I don't know if you're feeling like you just don't know how to do life and like it.  And I'm definitely not saying that if you're feeling like life truly isn't worth living that a trip to the doctor isn't also called for, because sometimes it's simply more than we can change ourselves.  And it's okay if you need to do that.  It's actually an awesome thing if you can, because it shows how brave you are, and that you realize that sometimes the brain needs a little help.  Society has decided that you have to have it all, strive for even more, be perfect, and happy all the time.  And society has it so wrong.  Do what it takes to make you a priority again.  So ask for the help, do what you can, and have faith that it will get better.  

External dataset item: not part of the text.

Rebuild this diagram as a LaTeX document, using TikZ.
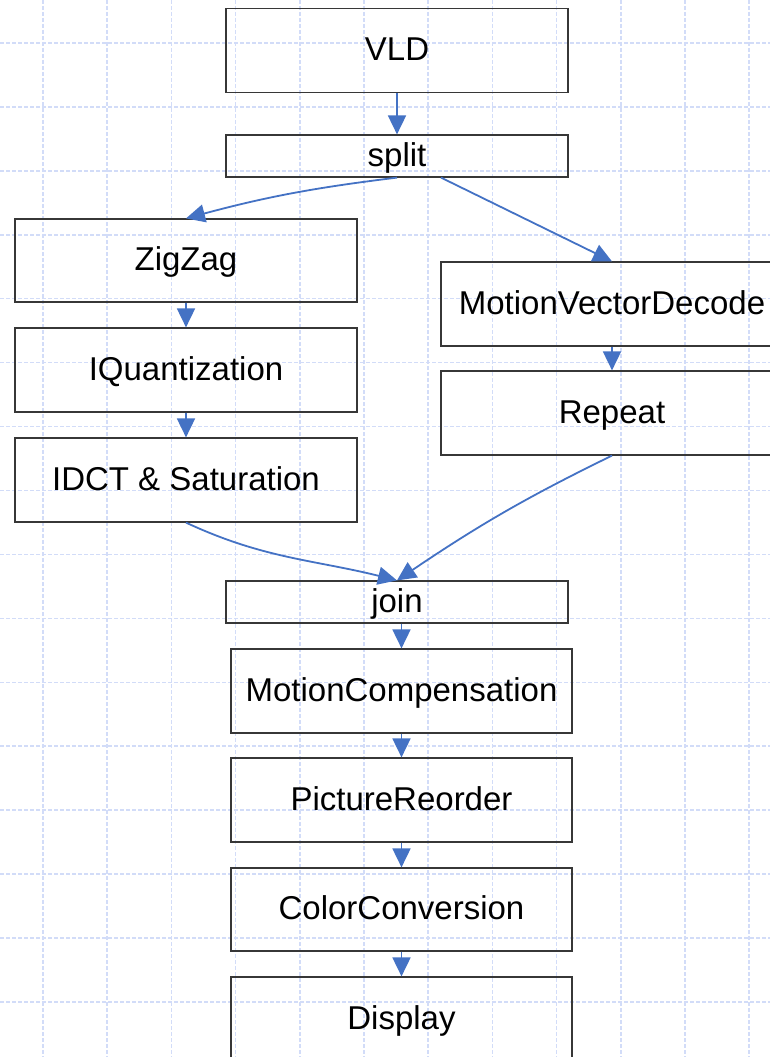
\documentclass[tikz,border=0pt]{standalone}
\usepackage{fontspec}
\setmainfont{Liberation Sans}
\usetikzlibrary{arrows.meta}
\definecolor{gridblue}{RGB}{210,220,248}
\definecolor{flowblue}{RGB}{68,114,196}
\definecolor{boxline}{RGB}{55,55,55}
\tikzset{
  stage/.style={draw=boxline, line width=1.2pt, minimum width=342pt, minimum height=84pt,
    inner sep=0pt, font=\fontsize{33}{36}\selectfont, text height=25pt, text depth=5pt},
  thin stage/.style={stage, minimum height=42pt},
  flow/.style={draw=flowblue, line width=1.8pt, -{Triangle[length=19pt,width=18pt]}},
  gridline/.style={draw=gridblue, line width=1.5pt, dash pattern=on 4pt off 2pt}
}
\begin{document}
\begin{tikzpicture}[x=1pt,y=1pt]
\useasboundingbox (0,0) rectangle (770,-1057);
\clip (0,0) rectangle (770,-1057);
% dashed background grid
\foreach \k in {0,...,11} {
  \draw[gridline] ({43+64.2*\k},0) -- ({43+64.2*\k},-1057);
}
\foreach \k in {0,...,15} {
  \draw[gridline] (0,{-43-63.93*\k}) -- (770,{-43-63.93*\k});
}
% decoder stages
\node[stage] (vld) at (397,-50.5) {VLD};
\node[thin stage] (split) at (397,-156) {split};
\node[stage, minimum height=83pt] (zz) at (186,-260.5) {ZigZag};
\node[stage] (iq) at (186,-370) {IQuantization};
\node[stage] (idct) at (186,-480) {IDCT \& Saturation};
\node[stage] (mvd) at (612,-304) {MotionVectorDecode};
\node[stage] (rep) at (612,-413) {Repeat};
\node[thin stage] (join) at (397,-602) {join};
\node[stage, minimum width=341pt] (mc) at (401.5,-691) {MotionCompensation};
\node[stage, minimum width=341pt] (pr) at (401.5,-800) {PictureReorder};
\node[stage, minimum width=341pt, minimum height=83pt] (cc) at (401.5,-909.5) {ColorConversion};
\node[stage, minimum width=341pt] (disp) at (401.5,-1019) {Display};
% connectors
\draw[flow] (vld.south) -- (split.north);
\draw[flow] (split.south) to[out=187, in=15] (zz.north);
\draw[flow] ([xshift=44pt]split.south) -- (mvd.north);
\draw[flow] (zz.south) -- (iq.north);
\draw[flow] (iq.south) -- (idct.north);
\draw[flow] (mvd.south) -- (rep.north);
\draw[flow] (idct.south) to[out=-25, in=166] (join.north);
\draw[flow] (rep.south) to[out=206, in=34] (join.north);
\draw[flow] (mc.north |- join.south) -- (mc.north);
\draw[flow] (mc.south) -- (pr.north);
\draw[flow] (pr.south) -- (cc.north);
\draw[flow] (cc.south) -- (disp.north);
\end{tikzpicture}
\end{document}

I would love to lift you up in prayer.  Leave me a comment!


Saturday 27 January 2018

Love In The Ashes

Fire is scary. And unpredictable. And can consume everything in its path with no rhyme or reason as to where it chooses to go. We witnessed that first hand this summer. 

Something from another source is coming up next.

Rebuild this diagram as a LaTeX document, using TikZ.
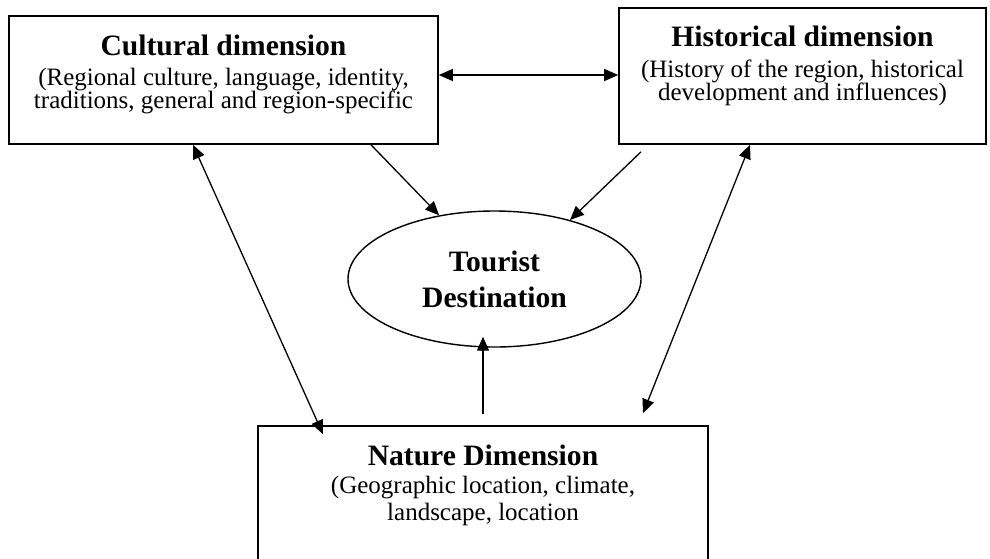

Life is slowly beginning to go back to normal. Or at least as normal as it can. We still have days that are hazy with smoke. We still have to remind ourselves that those clouds are really just clouds, not another massive fire ready to come over the mountain again. 

Some days, it feels like life is safe again. To be completely honest, this whole ordeal has affected me more than I ever would have imagined. 

I have avoided taking my kids to see the destruction, striving to protect them from the images when things were still so uncertain. I didn't want them to have those pictures in their heads when it still felt like we were living in the thick of it. 

Now that the smoke is almost gone, and the gorgeous colours of fall are appearing, I thought it might be cathartic to give the kids cameras and go hunting for the life rising from the ashes. 

As we drove down the road from our house, we talked about how this summer is a perfect example of how life is sometimes. I told the kids that at some point in their lives, you're going to face hard times. How it's going to feel like you're never going to see the light at the end of the tunnel and how it's going to feel like they're all alone. They're going to wonder if God has abandoned them. 

So this afternoon we went looking for the life that comes after the hard. I challenged the kids to find the most beautiful green thing that they could amongst the ashes.

As we walked through the devastated forest, we were all excited to see the grass in the bushes and the trees returning to green from the roots. The kids explored, touching the bark on the trees and finding the holes left by the burning tree roots.

I told them that this summer we all walked through something really really hard. And the hard in life is going to happen again so I wanted them to have pictures in their minds from today to remember. That what we saw today was going to be their example that His love is even in the ashes. That seeing the green today would remind them that He has a plan. And that if they can trust Him to walk through it with them, at the end they'll see green too.

We talked about how we all came out of this stronger. And more sure of His love. 

After we got home, I looked over all the pictures we had taken that afternoon, and my beautiful, soft-hearted little boy somehow managed to find this.  Love in the ashes.

I don't know what it is that you're facing right now.  I do know that you are not alone.  You are loved.  You are enough.  And if you can find a little hope, you will get through this.